First-generation student Amy Harvey started at Arizona State University through the Starbucks College Achievement Plan. Although she was unsure of what she wanted to major in at the beginning of her journey, she soon discovered a passion for anthropology.

“I had a vague idea that I might like to work in a library or museum so I took an anthropology course my first semester,” Harvey said. “That course — Bones, Stones and Human Evolution — rekindled a long-lost fascination with ancient civilizations and human origins, and was the first of many courses in both anthropology and art history that led me to studying archaeology.”

Her interests in anthropology, archaeology and geographic information science have continued to serve as her driving force, leading her to pursue a research apprenticeship through the School of Evolution and Social Change. Through the apprenticeship, she assisted with archaeological research on ceramics, digitizing profiles of ceramic vessels from archival materials and cross-referencing data from multiple excavation sites to create a user-friendly ceramics database.

“It taught me so much about the research process,” she said. “I never expected to be able to have those types of interactions as an online student, and I’m incredibly grateful for the experience.”

In recognition of her steadfast commitment to academic excellence, Harvey was selected as The College of Liberal Arts and Sciences spring 2022 Dean’s Medalist for the School of Geographical Sciences and Urban Planning.

This spring, she will graduate from The College with dual bachelor’s degrees in anthropology and geographic information science, with a minor in art history. Here, she shares more about her experiences at ASU and what’s next for her.

Question: Which professor taught you the most important lesson while at ASU?

Answer: I’m incredibly thankful to all of my professors because every one of them had an impact on where I am today. But perhaps the most important lesson was taught to me by Andrew Trgovac in my GISgeographic information science Pro-Seminar class, where I learned that sometimes your research isn’t going to go exactly as planned, and that’s okay as long as you take something away from the experience and learn how to approach things differently the next time. When you’re just plugging away at coursework sometimes you can feel like the only goal is to produce the correct answer, but there’s so much more involved in the process and you’ll learn even more by taking chances and being curious.

Q: Did you encounter any challenges? If so, how have you overcome them?

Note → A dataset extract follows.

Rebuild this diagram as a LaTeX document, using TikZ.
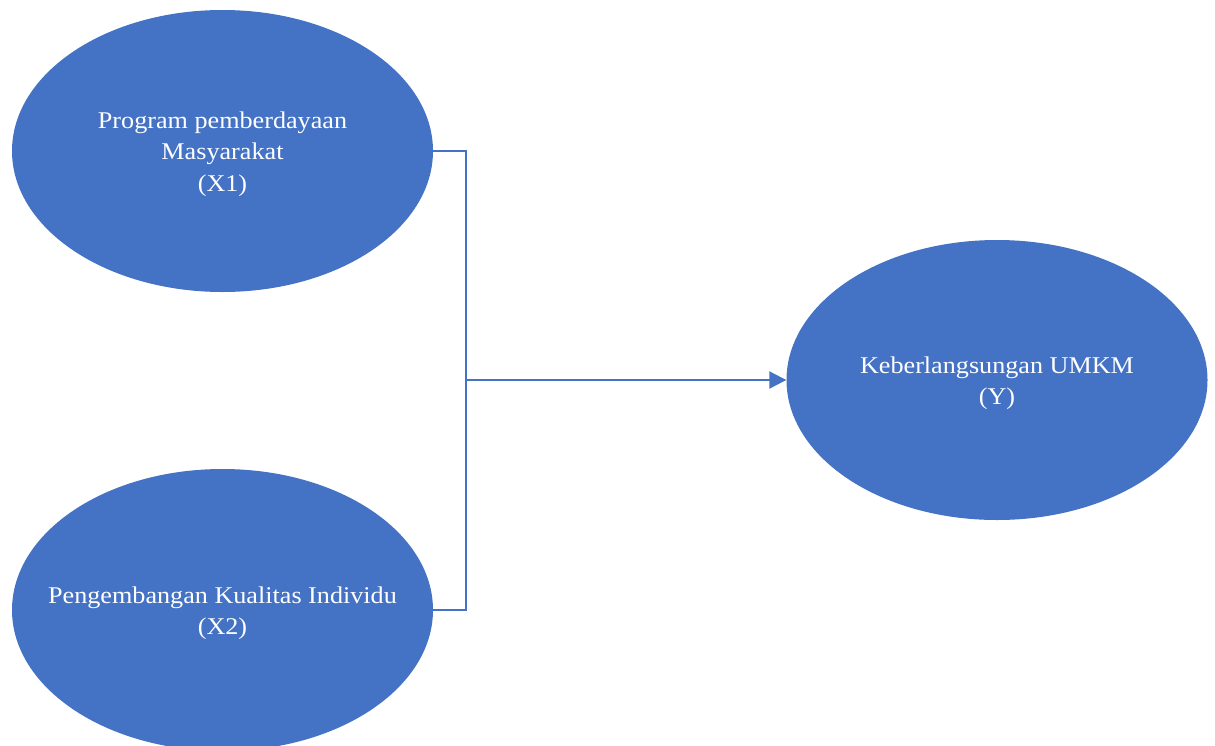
\documentclass[tikz,border=0pt]{standalone}
\usepackage{fontspec}
\setmainfont{Liberation Serif}[FakeStretch=1.09]
\usetikzlibrary{shapes.geometric,arrows.meta}
\definecolor{blu}{HTML}{4472C4}
\tikzset{
  var/.style={ellipse, fill=blu, minimum width=421pt, minimum height=282pt, inner sep=0pt},
  txt/.style={text=white, align=center, inner sep=0pt, yshift=-3pt, font=\fontsize{24}{31.5}\selectfont},
  conn/.style={draw=blu, line width=2pt},
}
\begin{document}
\begin{tikzpicture}[x=1pt,y=-1pt]
\useasboundingbox (0,0) rectangle (1215,745);
\node[var] (x1) at (222.5,151) {};
\node[txt] (x1t) at (x1.center) {Program pemberdayaan\\Masyarakat\\(X1)};
\node[var] (x2) at (222.5,610) {};
\node[txt] (x2t) at (x2.center) {Pengembangan Kualitas Individu\\(X2)};
\node[var, minimum height=280pt] (y) at (997,380) {};
\node[txt] (yt) at (y.center) {Keberlangsungan UMKM\\(Y)};
\coordinate (j) at (466,380);
\draw[conn] (x1.east) -| (j) |- (x2.east);
\draw[conn, -{Triangle[length=17pt,width=17pt]}] (j) -- (y.west);
\end{tikzpicture}
\end{document}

A: I’m fortunate to have not faced any major challenges during my time at ASU. In the beginning I sometimes found it challenging to manage my time between school and working full time as a shift supervisor at Starbucks, but eventually I found a schedule that worked best for me by working early opening shifts and dedicating my afternoons to school. 

Q: What’s the best piece of advice you’d give to those still in school?

A: Take advantage of opportunities to engage with faculty and other students outside of class, especially as an online student. Joining a club, attending lectures and events hosted by various colleges, which are often accessible virtually now, or even just attending office hours will go a long way to helping you feel more connected. I know it’s not always easy; I would often feel anxious about attending events or speaking with professors, but if you’re able to safely go a little outside your comfort zone the experiences are almost always worth the effort.

Q: What are your plans after graduation?

A: After graduation I plan to take a year to gain some work experience in GIS and cultural resource management before pursuing a master’s degree in digital archaeology.

Q: What do you hope to accomplish in 10 years?

A: I’m not a traditional student, having taken an extended break from college, so at one point just finishing this degree would have felt like accomplishment enough. But now that I’m actually done, I’m excited about what comes next. In 10 years, I hope to have my master’s degree and to have carved out a place for myself in the field of archaeology where I can support research efforts with my GIS skillset. I also hope to become involved in digital archiving and preservation efforts, because the most important part about uncovering the history of our species is ensuring that the knowledge survives for future generations as well.